NEIER: Well, I hadn't known this until I went many years later, and I had avoided going to Berlin for a long time. But after staying away for so long, I finally went to Berlin in 1994 and sought out the house where I was born, and discovered that nearby was a large synagogue. It no longer exists, but at the site of that synagogue there was a memorial indicating that it had been the place to which the Jews of Berlin were required to report for the various deportations to the East, to the death camps. It was literally a stone's throw away from the house where I was born.
GROSS: Do you think that your family's having to flee Nazi Germany affected your interest in human rights?

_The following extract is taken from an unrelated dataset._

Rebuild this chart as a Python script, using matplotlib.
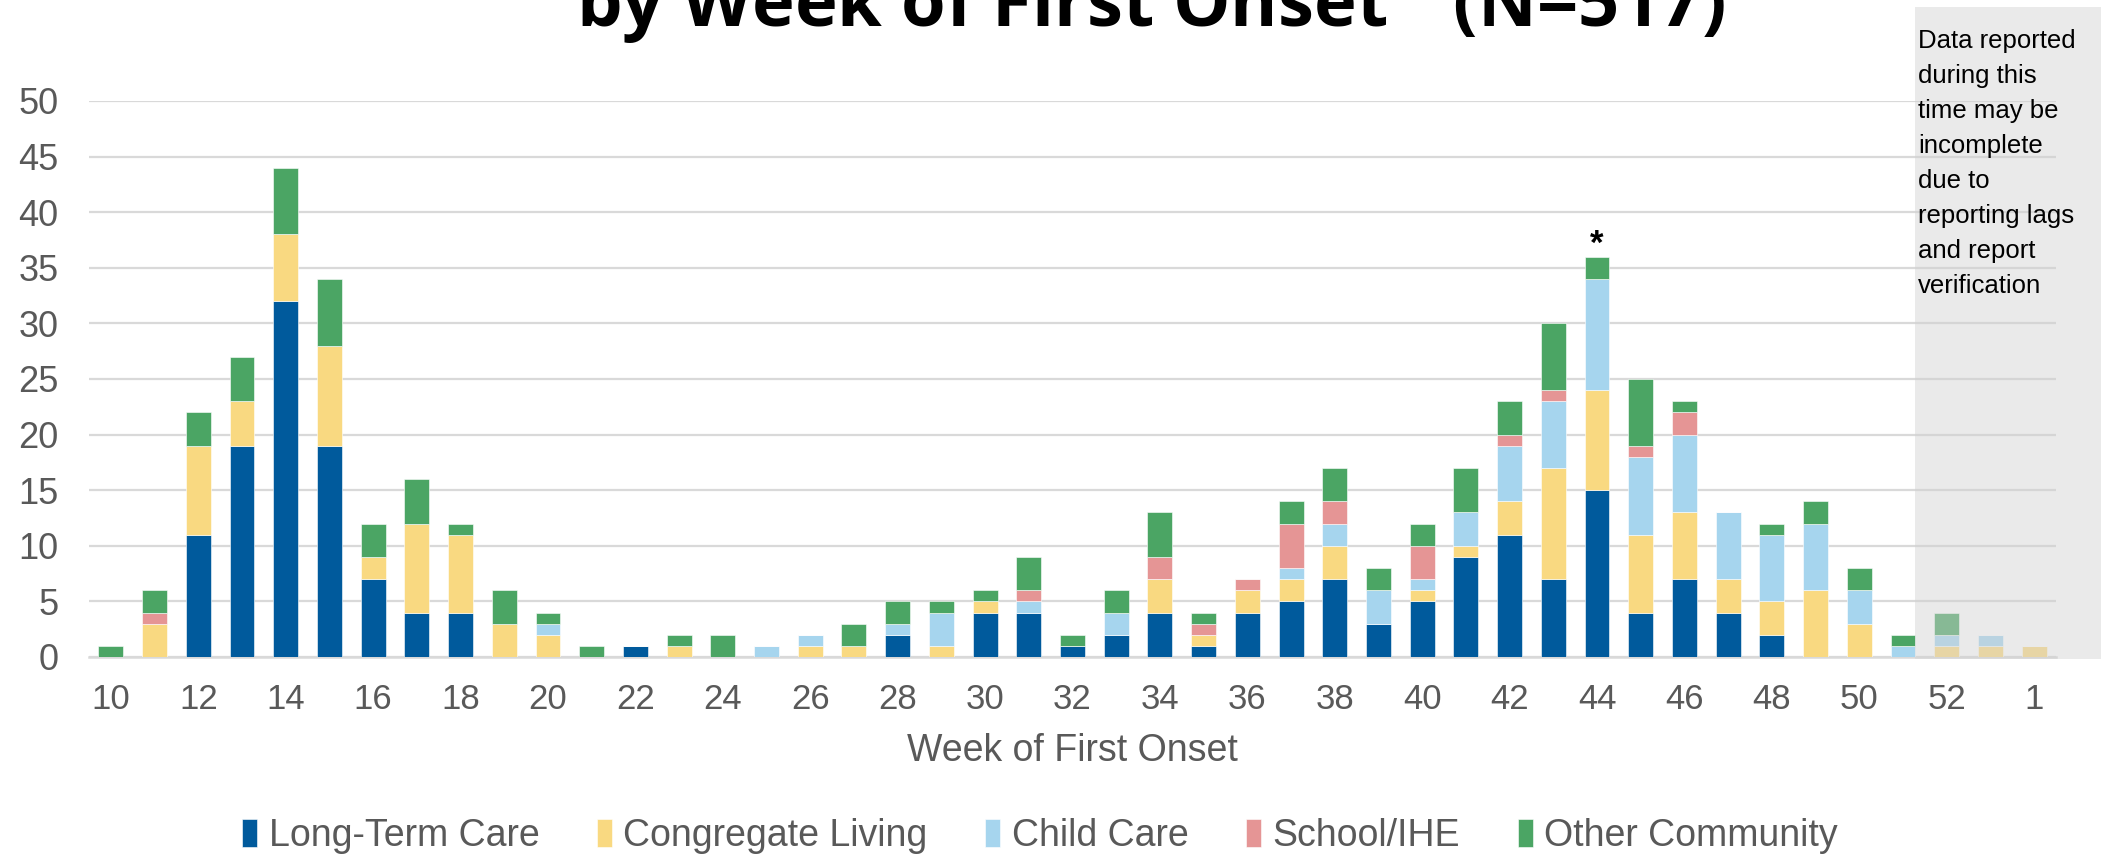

NEIER: I'm certain it did. I don't suppose that I can be more successful than anyone else can in disentangling the various influences that shape you. But I'm sure this was a significant factor in my own life.
GROSS: I imagine that human rights work on an international scale can be very discouraging sometimes because you don't always have the impact that you want to have. But what is the case in which you feel that your efforts made the biggest difference?
NEIER: Well, it's a very difficult question to answer. It's difficult because you can never or almost never say that the result that was achieved was attributable to a single cause. All you can really say is that you played a part in making something happen.
I happen to believe that the human rights movement had a very significant role in the collapse of the Soviet Empire; that people who aspired to exercise their rights and received assistance internationally in efforts to exercise their rights had a great deal to do with removing the legitimacy, or such legitimacy as the Soviet Empire had.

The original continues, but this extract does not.